Provided material:

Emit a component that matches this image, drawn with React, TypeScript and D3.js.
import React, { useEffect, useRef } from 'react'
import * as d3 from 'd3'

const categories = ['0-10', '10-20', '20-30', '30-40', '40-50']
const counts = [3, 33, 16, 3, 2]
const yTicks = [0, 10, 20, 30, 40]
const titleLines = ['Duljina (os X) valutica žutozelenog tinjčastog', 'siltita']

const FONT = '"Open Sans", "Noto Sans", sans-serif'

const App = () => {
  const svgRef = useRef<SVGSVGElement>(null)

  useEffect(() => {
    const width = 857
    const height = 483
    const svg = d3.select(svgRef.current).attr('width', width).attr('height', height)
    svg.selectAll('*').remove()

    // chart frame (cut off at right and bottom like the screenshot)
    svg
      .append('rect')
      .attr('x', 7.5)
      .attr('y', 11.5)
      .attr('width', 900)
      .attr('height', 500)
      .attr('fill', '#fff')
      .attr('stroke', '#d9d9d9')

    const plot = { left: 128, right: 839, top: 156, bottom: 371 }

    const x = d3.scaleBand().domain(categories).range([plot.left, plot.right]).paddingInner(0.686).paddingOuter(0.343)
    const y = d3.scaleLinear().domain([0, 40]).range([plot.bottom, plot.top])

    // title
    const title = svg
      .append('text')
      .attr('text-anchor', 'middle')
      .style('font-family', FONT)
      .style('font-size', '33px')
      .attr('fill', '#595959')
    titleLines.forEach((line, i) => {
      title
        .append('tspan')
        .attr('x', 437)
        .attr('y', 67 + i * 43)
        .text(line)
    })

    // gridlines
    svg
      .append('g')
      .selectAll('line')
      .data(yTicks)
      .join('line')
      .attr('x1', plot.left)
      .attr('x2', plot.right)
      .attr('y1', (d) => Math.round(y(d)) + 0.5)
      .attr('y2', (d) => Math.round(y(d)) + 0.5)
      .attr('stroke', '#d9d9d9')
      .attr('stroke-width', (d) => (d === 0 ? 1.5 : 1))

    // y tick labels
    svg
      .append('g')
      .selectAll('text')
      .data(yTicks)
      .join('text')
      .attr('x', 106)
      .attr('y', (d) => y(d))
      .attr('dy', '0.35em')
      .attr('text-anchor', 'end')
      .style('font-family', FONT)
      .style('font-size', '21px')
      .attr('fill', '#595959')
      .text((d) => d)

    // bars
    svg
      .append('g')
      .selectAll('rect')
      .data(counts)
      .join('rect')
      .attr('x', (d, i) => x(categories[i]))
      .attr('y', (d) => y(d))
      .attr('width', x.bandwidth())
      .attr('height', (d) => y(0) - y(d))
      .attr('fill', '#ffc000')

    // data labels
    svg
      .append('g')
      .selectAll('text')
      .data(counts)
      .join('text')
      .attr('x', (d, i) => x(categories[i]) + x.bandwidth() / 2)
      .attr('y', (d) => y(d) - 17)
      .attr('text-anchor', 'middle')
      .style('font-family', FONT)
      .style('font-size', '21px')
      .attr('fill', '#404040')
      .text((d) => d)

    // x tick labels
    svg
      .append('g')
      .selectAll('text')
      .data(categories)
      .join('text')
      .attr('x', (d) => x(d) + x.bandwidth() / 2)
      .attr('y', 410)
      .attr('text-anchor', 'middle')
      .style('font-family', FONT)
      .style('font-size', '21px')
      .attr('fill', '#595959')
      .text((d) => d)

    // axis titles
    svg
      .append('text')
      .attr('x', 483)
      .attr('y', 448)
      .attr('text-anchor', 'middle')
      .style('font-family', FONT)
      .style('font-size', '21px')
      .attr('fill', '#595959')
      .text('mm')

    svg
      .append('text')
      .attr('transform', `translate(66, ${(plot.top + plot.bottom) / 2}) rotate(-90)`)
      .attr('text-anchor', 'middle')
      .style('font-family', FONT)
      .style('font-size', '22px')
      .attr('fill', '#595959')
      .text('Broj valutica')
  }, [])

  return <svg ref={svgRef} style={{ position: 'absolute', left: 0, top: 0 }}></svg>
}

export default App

Goal of the exercise: Write out a verbatim copy of the data, beginning with its first line and ending with the line that contains "const titleLines = ['Duljina".

Full answer:
Emit a component that matches this image, drawn with React, TypeScript and D3.js.
import React, { useEffect, useRef } from 'react'
import * as d3 from 'd3'

const categories = ['0-10', '10-20', '20-30', '30-40', '40-50']
const counts = [3, 33, 16, 3, 2]
const yTicks = [0, 10, 20, 30, 40]
const titleLines = ['Duljina (os X) valutica žutozelenog tinjčastog', 'siltita']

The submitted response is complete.